Creatively, there’s not much that’s more daunting than a totally blank page waiting for you to spin it into either gold… or crap. Those are of course the only options — each blank page will either catapult your career to that coveted next level, or reveal you for the fraud you truly are.
Know what helps me? Writing freelance, and having all kinds of deadlines.
Since I still have all my “Let’s Analyze 2010” stuff out, I checked to see how many new beginnings I had in the year. This isn’t counting things I was working on in 2009 that carried over — these are projects that were blank pieces of paper in 2010:
Two Book Manuscripts
One Travel Guide Chapter
Three DVD Features
Two Web Project Pitches
Two TV Show Treatments
Three Movie Pitches
Two Book Pitches
Six TV Show Episodes
Now I’m not saying I did these all start to finish in 2010. Some are still very much works in progress, some I started just recently, and some are much smaller projects than they sound. Yet whether I’m starting a blog post or a manuscript, there’s still that blank screen with the blinking cursor, and the nagging moment of paralysis where I can’t get started because I’m worried I’ll fail.

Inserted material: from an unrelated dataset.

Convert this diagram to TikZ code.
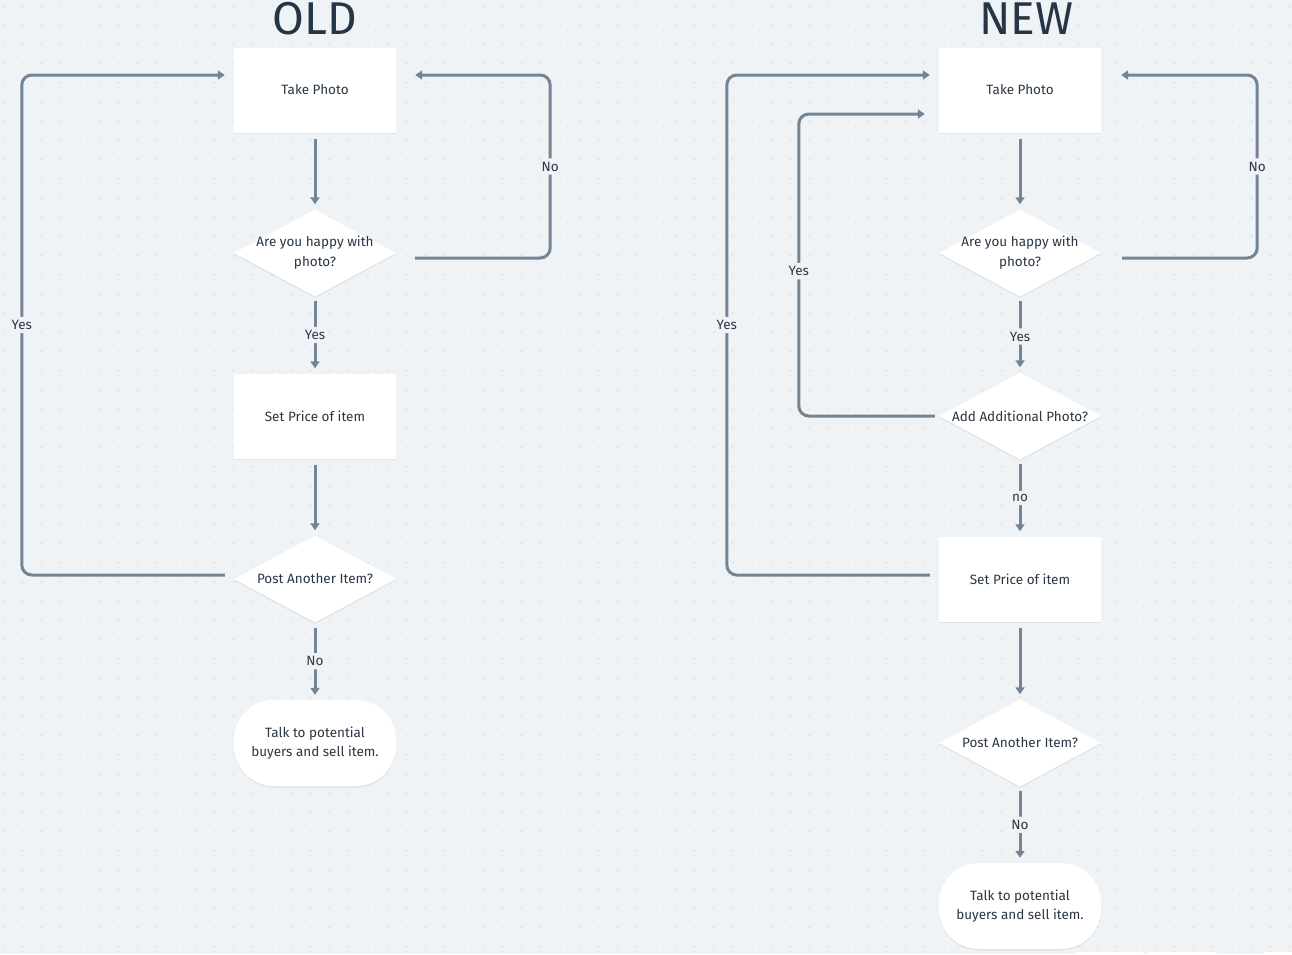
\documentclass[tikz,border=0pt]{standalone}
\usepackage{fontspec}
\setmainfont{Fira Sans}
\usetikzlibrary{arrows.meta,shapes.geometric,shadows,calc}
\definecolor{bgc}{HTML}{EFF3F6}
\definecolor{dotc}{HTML}{D0D7DE}
\definecolor{linec}{HTML}{738494}
\definecolor{txtc}{HTML}{2A3744}
\definecolor{titlec}{HTML}{263545}
\begin{document}
\begin{tikzpicture}[x=1pt,y=-1pt,
  every node/.style={text=txtc, font=\fontsize{13.5}{19}\selectfont},
  shad/.style={drop shadow={shadow xshift=0pt, shadow yshift=-1.5pt, opacity=0.06, fill=black}},
  boxnode/.style={rectangle, fill=white, minimum width=162pt, minimum height=85pt, inner sep=0pt, align=center, shad},
  dianode/.style={diamond, fill=white, minimum width=162pt, minimum height=87pt, inner sep=0pt, shad},
  dtext/.style={align=center, inner sep=0pt, text=txtc, font=\fontsize{13.5}{20}\selectfont},
  termnode/.style={rectangle, rounded corners=40pt, fill=white, minimum width=162pt, minimum height=86pt, inner sep=0pt, align=center, shad},
  conn/.style={draw=linec, line width=3pt, rounded corners=10pt, -{Triangle[length=7pt,width=9pt]}},
  lbl/.style={fill=bgc, inner sep=3.5pt, text=txtc},
  titlenode/.style={inner sep=0pt, text=titlec, font=\fontsize{46}{50}\selectfont}
]
\fill[bgc] (0,0) rectangle (1292,954);
\useasboundingbox (0,0) rectangle (1292,954);
\foreach \i in {0,...,67} {
  \foreach \j in {0,...,49} {
    \fill[dotc] (3.3+19.2*\i, 6+19.2*\j) circle (0.85pt);
  }
}
% bottom cut-off shapes
\fill[white] (1077,951.5) rectangle (1143,954);
\fill[white] (1148,951.5) rectangle (1217,954);
\fill[white] (1264,951.5) rectangle (1292,954);

% ---------- OLD ----------
\node[titlenode] (t1) at (315,19) {OLD};
\node[boxnode] (tp1) at (315,90) {Take Photo};
\node[dianode, label={[dtext]center:Are you happy with\\photo?}] (d1) at (315,253) {};
\node[boxnode] (sp1) at (315,416) {Set Price of item};
\node[dianode, label={[dtext]center:Post Another Item?}] (d2) at (315,579) {};
\node[termnode] (e1) at (315,743) {Talk to potential\\buyers and sell item.};

\draw[conn, shorten <=6pt, shorten >=5pt] (tp1) -- (d1);
\draw[conn, shorten <=4pt, shorten >=5pt] (d1) -- node[lbl] {Yes} (sp1);
\draw[conn, shorten <=6pt, shorten >=5pt] (sp1) -- (d2);
\draw[conn, shorten <=5pt, shorten >=5pt] (d2) -- node[lbl] {No} (e1);
\draw[conn] ($(d1.east)+(19,5)$) -- ++(135,0) |- node[lbl, pos=0.25] {No} ($(tp1.east)+(19,-15)$);
\draw[conn] ($(d2.west)+(-9,-4)$) -- ++(-203,0) |- node[lbl, pos=0.25] {Yes} ($(tp1.west)+(-9,-15)$);

% ---------- NEW ----------
\node[titlenode] (t2) at (1026,19) {NEW};
\node[boxnode] (tp2) at (1020,90) {Take Photo};
\node[dianode, label={[dtext]center:Are you happy with\\photo?}] (d3) at (1020,253) {};
\node[dianode, label={[dtext]center:Add Additional Photo?}] (d4) at (1020,416) {};
\node[boxnode] (sp2) at (1020,579) {Set Price of item};
\node[dianode, label={[dtext]center:Post Another Item?}] (d5) at (1020,743) {};
\node[termnode] (e2) at (1020,906) {Talk to potential\\buyers and sell item.};

\draw[conn, shorten <=6pt, shorten >=5pt] (tp2) -- (d3);
\draw[conn, shorten <=4pt, shorten >=5pt] (d3) -- node[lbl, yshift=-2pt] {Yes} (d4);
\draw[conn, shorten <=4pt, shorten >=5pt] (d4) -- node[lbl] {no} (sp2);
\draw[conn, shorten <=6pt, shorten >=5pt] (sp2) -- (d5);
\draw[conn, shorten <=4pt, shorten >=5pt] (d5) -- node[lbl] {No} (e2);
\draw[conn] ($(d3.east)+(21,5)$) -- ++(135,0) |- node[lbl, pos=0.25] {No} ($(tp2.east)+(20,-15)$);
\draw[conn] ($(sp2.west)+(-9,-4)$) -- ++(-203,0) |- node[lbl, pos=0.25] {Yes} ($(tp2.west)+(-9,-15)$);
\draw[conn] ($(d4.west)+(-4,0)$) -- ++(-136,0) |- node[lbl, pos=0.24] {Yes} ($(tp2.west)+(-14,24)$);
\end{tikzpicture}
\end{document}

For me, I do best when I know I don’t have the luxury of time to wallow in that fear, because if I have the wallow-time, I tend to take it. When I know I need to get over myself and get to work, I (most of the time) can shake off the neuroses and hop to it.
How about you? Do you exult in the blank page, filled with possibilities? Or does it make you recoil in terror? And if the latter, what do you do to combat that?
Can’t wait to hear!
(Oh, and just for the record, I’ve already defaulted on several New Year’s resolutions. Making several pages of them might not have been the best idea…)
11 Replies to “Deb Elise’s Wild Terror of New Beginnings”
Agreed- wallow time is killer. Take off your shoes and jump in. I have a mental deadline (read that however you’d like) for my MS. And I’m going to meet it. And sell a book. And and and drink more coffee!
YES on the coffee!!!! I often start drinking it at 11pm and don’t stop till I crash… a buzzy, woozy, wild-half-dreaming crash. FUN!
I love a blank page. Beginnings excite me — so full of possibilities! It’s the finish that terrifies me. “The End” is so final. For an inveterate fiddler like me, it’s tough to ever say anything is “done.”
See, and I LOVE the feeling of finishing! Even if I know I’m going to go back and tweak, there’s nothing more satisfying then reaching the end of a script/manuscript. It’s like crossing the finish line of a marathon… except without the medal. Note to self: invest in medals.
Wow, you had an ambitious year!
I scooped dog poop in the yard a couple times. I think that counts as an achievement.
You found magic words in your pants, Tawna. Really, how can we beat that?
You have many dogs, which equals a lot of poop, in many shapes and sizes. That TOTALLY counts as an accomplishment.
Hmm, this is why Elise rarely sleeps! 😉 My goals are to stay ahead of the game this year in order to enjoy more. Make sense?
That makes a LOT of sense. Yesterday was actually lovely that way. I put aside my to-do list and spent the day hanging out with my daughter at her Krav Maga class, then we surprised my grandmother and took her to lunch, then daughter and I went roller skating where we held hands and rolled around for four hours. Then back home where husb had a fire roaring and Chinese food from a great restaurant. Serious, serious bliss.
Then I napped from nine to midnight before hitting the computer till 3am. 🙂
I don’t mind the blank page, but that’s usually because I don’t stare it down until I’ve spent a long time thinking about my ideas and then doing research. So while the page may be blank, I’m already ready to fill it up.
But your list is a wonderful example of everything we can accomplish when we’re willing to kick it into gear!
(P.S. Spent all day feeling hurt that you hadn’t replied to my comment. Then realized the tab was still open and I hadn’t clicked ‘Submit Comment’. I am truly, truly gifted.)
That is TOTALLY the kind of gift I’d share. There is a famous bit of family lore in which I spent a very long time standing outside the car, waiting for my parents to unlock the door so I could get into the backseat.
The car was a convertible.
The top was down.
Reach in and unlock the door, maybe? Never crossed my mind.